TASK GOAL
Leave out the pictures and repeat the rest of the material exactly.

+++ SUPPLIED MATERIAL +++

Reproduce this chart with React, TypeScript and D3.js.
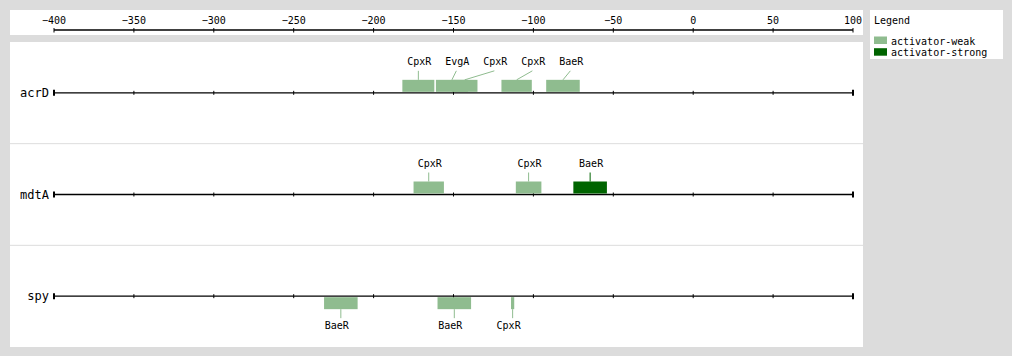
import React from "react";
import * as d3 from "d3";

const genes = ["acrD", "mdtA", "spy"];
const geneStrand = ["+", "+", "-"];

const siteGene = ["acrD", "acrD", "acrD", "acrD", "acrD", "mdtA", "mdtA", "mdtA", "spy", "spy", "spy"];
const siteTF = ["CpxR", "EvgA", "CpxR", "CpxR", "BaeR", "CpxR", "CpxR", "BaeR", "BaeR", "BaeR", "CpxR"];
const siteStart = [-182, -161, -151, -120, -92, -175, -111, -75, -231, -160, -114];
const siteEnd = [-162, -141, -135, -101, -71, -156, -95, -54, -210, -139, -112];
const siteType = [
  "activator-weak", "activator-weak", "activator-weak", "activator-weak", "activator-weak",
  "activator-weak", "activator-weak", "activator-strong",
  "activator-weak", "activator-weak", "activator-weak",
];

const axisTicks = [-400, -350, -300, -250, -200, -150, -100, -50, 0, 50, 100];
const legendTypes = ["activator-weak", "activator-strong"];
const typeColors = ["#8fbc8f", "#006400"];

const FONT = "'DejaVu Sans Mono', 'Liberation Mono', monospace";

export default function App() {
  const W = 1012, H = 356;
  const x = d3.scaleLinear().domain([-400, 100]).range([54, 853]);
  const color = d3.scaleOrdinal<string, string>().domain(legendTypes).range(typeColors);
  const panelTop = 42, panelBottom = 347;
  const rowH = (panelBottom - panelTop) / genes.length;
  const rowY = (i: number) => panelTop + rowH * i + rowH / 2;

  return (
    <svg width={W} height={H} style={{ position: "absolute", left: 0, top: 0 }}>
      <rect x={0} y={0} width={W} height={H} fill="#dcdcdc" />
      {/* top axis panel */}
      <rect x={10} y={10} width={853} height={25} fill="#fff" />
      <line x1={x(-400)} x2={x(100)} y1={30} y2={30} stroke="#000" strokeWidth={1.3} />
      {axisTicks.map((t) => (
        <g key={t}>
          <line x1={x(t)} x2={x(t)} y1={28} y2={32.5} stroke="#000" strokeWidth={1} />
          <text x={x(t)} y={24} textAnchor="middle" fontSize={10} fontFamily={FONT} fill="#000">
            {t < 0 ? "\u2212" + Math.abs(t) : t}
          </text>
        </g>
      ))}
      {/* legend */}
      <rect x={870} y={10} width={133} height={49} fill="#fff" />
      <text x={874} y={24} fontSize={10} fontFamily={FONT} fill="#000">Legend</text>
      {legendTypes.map((t, i) => (
        <g key={t}>
          <rect x={874} y={36.5 + i * 11.7} width={13} height={7.5} fill={color(t)} />
          <text x={891} y={44.5 + i * 11.7} fontSize={10} fontFamily={FONT} fill="#000">{t}</text>
        </g>
      ))}
      {/* main panel */}
      <rect x={10} y={panelTop} width={853} height={panelBottom - panelTop} fill="#fff" />
      {genes.slice(1).map((g, i) => (
        <line key={g} x1={10} x2={863} y1={panelTop + rowH * (i + 1)} y2={panelTop + rowH * (i + 1)} stroke="#dddddd" strokeWidth={1} />
      ))}
      {genes.map((g, gi) => {
        const y = rowY(gi);
        const down = geneStrand[gi] === "-";
        const idx = siteGene.map((s, i) => (s === g ? i : -1)).filter((i) => i >= 0);
        const centers = idx.map((i) => ({ i, c: x((siteStart[i] + siteEnd[i]) / 2) }));
        centers.sort((a, b) => a.c - b.c);
        const labelX: Record<number, number> = {};
        let prev = -Infinity;
        for (const { i, c } of centers) {
          const lx = Math.max(c, prev + 38);
          labelX[i] = lx;
          prev = lx;
        }
        return (
          <g key={g}>
            <text x={49} y={y + 4} textAnchor="end" fontSize={12} fontFamily={FONT} fill="#000">{g}</text>
            <line x1={x(-400)} x2={x(100)} y1={y} y2={y} stroke="#000" strokeWidth={1.3} />
            {axisTicks.map((t) => {
              const end = t === -400 || t === 100;
              return (
                <line key={t} x1={x(t)} x2={x(t)} y1={y - (end ? 3 : 2)} y2={y + (end ? 3 : 2)} stroke="#000" strokeWidth={end ? 2 : 1} />
              );
            })}
            {idx.map((i) => {
              const x0 = x(siteStart[i]);
              const x1 = x(siteEnd[i]);
              const c = color(siteType[i]);
              const cx = (x0 + x1) / 2;
              const by = down ? y + 1 : y - 13;
              return (
                <g key={i}>
                  <rect x={x0} y={by} width={x1 - x0} height={12} fill={c} />
                  <line
                    x1={cx}
                    y1={down ? y + 13 : y - 13}
                    x2={labelX[i]}
                    y2={down ? y + 22 : y - 22}
                    stroke={c}
                    strokeWidth={1}
                  />
                  <text x={down ? labelX[i] - 4 : labelX[i] + 1} y={down ? y + 33 : y - 28} textAnchor="middle" fontSize={10} fontFamily={FONT} fill="#000">
                    {siteTF[i]}
                  </text>
                </g>
              );
            })}
          </g>
        );
      })}
    </svg>
  );
}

+++

THE SOLUTION
Reproduce this chart with React, TypeScript and D3.js.
import React from "react";
import * as d3 from "d3";

const genes = ["acrD", "mdtA", "spy"];
const geneStrand = ["+", "+", "-"];

const siteGene = ["acrD", "acrD", "acrD", "acrD", "acrD", "mdtA", "mdtA", "mdtA", "spy", "spy", "spy"];
const siteTF = ["CpxR", "EvgA", "CpxR", "CpxR", "BaeR", "CpxR", "CpxR", "BaeR", "BaeR", "BaeR", "CpxR"];
const siteStart = [-182, -161, -151, -120, -92, -175, -111, -75, -231, -160, -114];
const siteEnd = [-162, -141, -135, -101, -71, -156, -95, -54, -210, -139, -112];
const siteType = [
  "activator-weak", "activator-weak", "activator-weak", "activator-weak", "activator-weak",
  "activator-weak", "activator-weak", "activator-strong",
  "activator-weak", "activator-weak", "activator-weak",
];

const axisTicks = [-400, -350, -300, -250, -200, -150, -100, -50, 0, 50, 100];
const legendTypes = ["activator-weak", "activator-strong"];
const typeColors = ["#8fbc8f", "#006400"];

const FONT = "'DejaVu Sans Mono', 'Liberation Mono', monospace";

export default function App() {
  const W = 1012, H = 356;
  const x = d3.scaleLinear().domain([-400, 100]).range([54, 853]);
  const color = d3.scaleOrdinal<string, string>().domain(legendTypes).range(typeColors);
  const panelTop = 42, panelBottom = 347;
  const rowH = (panelBottom - panelTop) / genes.length;
  const rowY = (i: number) => panelTop + rowH * i + rowH / 2;

  return (
    <svg width={W} height={H} style={{ position: "absolute", left: 0, top: 0 }}>
      <rect x={0} y={0} width={W} height={H} fill="#dcdcdc" />
      {/* top axis panel */}
      <rect x={10} y={10} width={853} height={25} fill="#fff" />
      <line x1={x(-400)} x2={x(100)} y1={30} y2={30} stroke="#000" strokeWidth={1.3} />
      {axisTicks.map((t) => (
        <g key={t}>
          <line x1={x(t)} x2={x(t)} y1={28} y2={32.5} stroke="#000" strokeWidth={1} />
          <text x={x(t)} y={24} textAnchor="middle" fontSize={10} fontFamily={FONT} fill="#000">
            {t < 0 ? "\u2212" + Math.abs(t) : t}
          </text>
        </g>
      ))}
      {/* legend */}
      <rect x={870} y={10} width={133} height={49} fill="#fff" />
      <text x={874} y={24} fontSize={10} fontFamily={FONT} fill="#000">Legend</text>
      {legendTypes.map((t, i) => (
        <g key={t}>
          <rect x={874} y={36.5 + i * 11.7} width={13} height={7.5} fill={color(t)} />
          <text x={891} y={44.5 + i * 11.7} fontSize={10} fontFamily={FONT} fill="#000">{t}</text>
        </g>
      ))}
      {/* main panel */}
      <rect x={10} y={panelTop} width={853} height={panelBottom - panelTop} fill="#fff" />
      {genes.slice(1).map((g, i) => (
        <line key={g} x1={10} x2={863} y1={panelTop + rowH * (i + 1)} y2={panelTop + rowH * (i + 1)} stroke="#dddddd" strokeWidth={1} />
      ))}
      {genes.map((g, gi) => {
        const y = rowY(gi);
        const down = geneStrand[gi] === "-";
        const idx = siteGene.map((s, i) => (s === g ? i : -1)).filter((i) => i >= 0);
        const centers = idx.map((i) => ({ i, c: x((siteStart[i] + siteEnd[i]) / 2) }));
        centers.sort((a, b) => a.c - b.c);
        const labelX: Record<number, number> = {};
        let prev = -Infinity;
        for (const { i, c } of centers) {
          const lx = Math.max(c, prev + 38);
          labelX[i] = lx;
          prev = lx;
        }
        return (
          <g key={g}>
            <text x={49} y={y + 4} textAnchor="end" fontSize={12} fontFamily={FONT} fill="#000">{g}</text>
            <line x1={x(-400)} x2={x(100)} y1={y} y2={y} stroke="#000" strokeWidth={1.3} />
            {axisTicks.map((t) => {
              const end = t === -400 || t === 100;
              return (
                <line key={t} x1={x(t)} x2={x(t)} y1={y - (end ? 3 : 2)} y2={y + (end ? 3 : 2)} stroke="#000" strokeWidth={end ? 2 : 1} />
              );
            })}
            {idx.map((i) => {
              const x0 = x(siteStart[i]);
              const x1 = x(siteEnd[i]);
              const c = color(siteType[i]);
              const cx = (x0 + x1) / 2;
              const by = down ? y + 1 : y - 13;
              return (
                <g key={i}>
                  <rect x={x0} y={by} width={x1 - x0} height={12} fill={c} />
                  <line
                    x1={cx}
                    y1={down ? y + 13 : y - 13}
                    x2={labelX[i]}
                    y2={down ? y + 22 : y - 22}
                    stroke={c}
                    strokeWidth={1}
                  />
                  <text x={down ? labelX[i] - 4 : labelX[i] + 1} y={down ? y + 33 : y - 28} textAnchor="middle" fontSize={10} fontFamily={FONT} fill="#000">
                    {siteTF[i]}
                  </text>
                </g>
              );
            })}
          </g>
        );
      })}
    </svg>
  );
}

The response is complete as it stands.